* SUPPLIED RECORDS:
______________________________

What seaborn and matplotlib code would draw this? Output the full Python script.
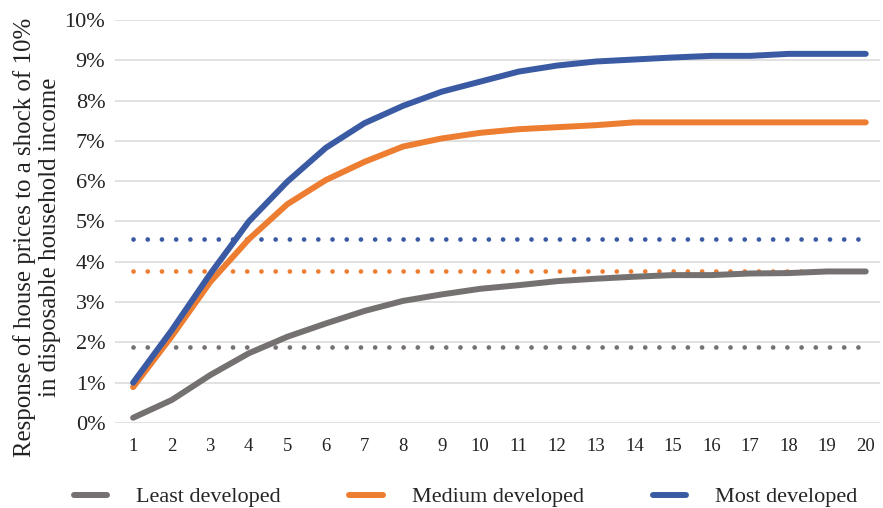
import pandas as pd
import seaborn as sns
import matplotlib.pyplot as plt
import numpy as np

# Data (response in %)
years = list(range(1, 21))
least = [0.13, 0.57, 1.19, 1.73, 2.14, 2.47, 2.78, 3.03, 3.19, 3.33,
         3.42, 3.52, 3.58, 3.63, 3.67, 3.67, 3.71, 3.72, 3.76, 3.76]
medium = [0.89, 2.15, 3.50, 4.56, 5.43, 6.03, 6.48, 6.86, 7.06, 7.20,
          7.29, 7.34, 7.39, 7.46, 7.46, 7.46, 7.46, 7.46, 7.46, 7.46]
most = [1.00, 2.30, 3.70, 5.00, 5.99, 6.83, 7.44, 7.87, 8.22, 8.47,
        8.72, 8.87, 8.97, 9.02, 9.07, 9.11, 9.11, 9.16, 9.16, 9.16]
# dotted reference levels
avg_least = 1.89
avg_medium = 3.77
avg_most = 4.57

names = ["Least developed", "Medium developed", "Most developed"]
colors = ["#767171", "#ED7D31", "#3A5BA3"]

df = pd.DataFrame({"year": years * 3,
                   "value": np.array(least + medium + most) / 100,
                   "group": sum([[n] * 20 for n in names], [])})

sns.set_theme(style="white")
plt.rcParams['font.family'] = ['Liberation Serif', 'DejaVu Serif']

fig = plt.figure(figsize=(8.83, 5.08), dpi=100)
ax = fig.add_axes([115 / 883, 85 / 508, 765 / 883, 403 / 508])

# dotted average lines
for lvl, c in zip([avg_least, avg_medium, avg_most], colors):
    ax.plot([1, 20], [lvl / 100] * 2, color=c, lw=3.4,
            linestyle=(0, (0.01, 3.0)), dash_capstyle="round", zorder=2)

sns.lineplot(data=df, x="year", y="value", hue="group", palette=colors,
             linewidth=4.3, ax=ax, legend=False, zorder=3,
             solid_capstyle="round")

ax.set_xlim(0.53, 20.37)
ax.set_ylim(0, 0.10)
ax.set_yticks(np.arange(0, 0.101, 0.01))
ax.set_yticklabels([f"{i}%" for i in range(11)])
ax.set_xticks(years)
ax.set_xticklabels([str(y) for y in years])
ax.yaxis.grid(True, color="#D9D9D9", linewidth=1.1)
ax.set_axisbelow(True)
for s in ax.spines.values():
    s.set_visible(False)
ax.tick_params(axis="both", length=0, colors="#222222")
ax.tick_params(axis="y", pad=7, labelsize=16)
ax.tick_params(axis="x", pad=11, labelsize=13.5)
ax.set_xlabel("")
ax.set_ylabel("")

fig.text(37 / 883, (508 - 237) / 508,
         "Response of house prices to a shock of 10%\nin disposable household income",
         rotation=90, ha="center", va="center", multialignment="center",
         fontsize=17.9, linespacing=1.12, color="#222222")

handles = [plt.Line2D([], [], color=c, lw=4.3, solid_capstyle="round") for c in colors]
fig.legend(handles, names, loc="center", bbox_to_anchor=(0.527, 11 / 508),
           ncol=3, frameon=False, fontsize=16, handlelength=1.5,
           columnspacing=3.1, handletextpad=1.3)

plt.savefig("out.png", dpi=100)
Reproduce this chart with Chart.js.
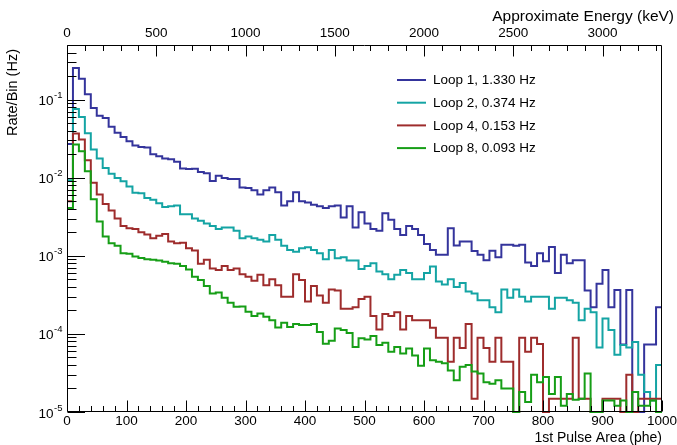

______________________________

* TASK REQUIREMENTS: Show the lines of the material that contain the word "chart".

* RESULT:
Reproduce this chart with Chart.js.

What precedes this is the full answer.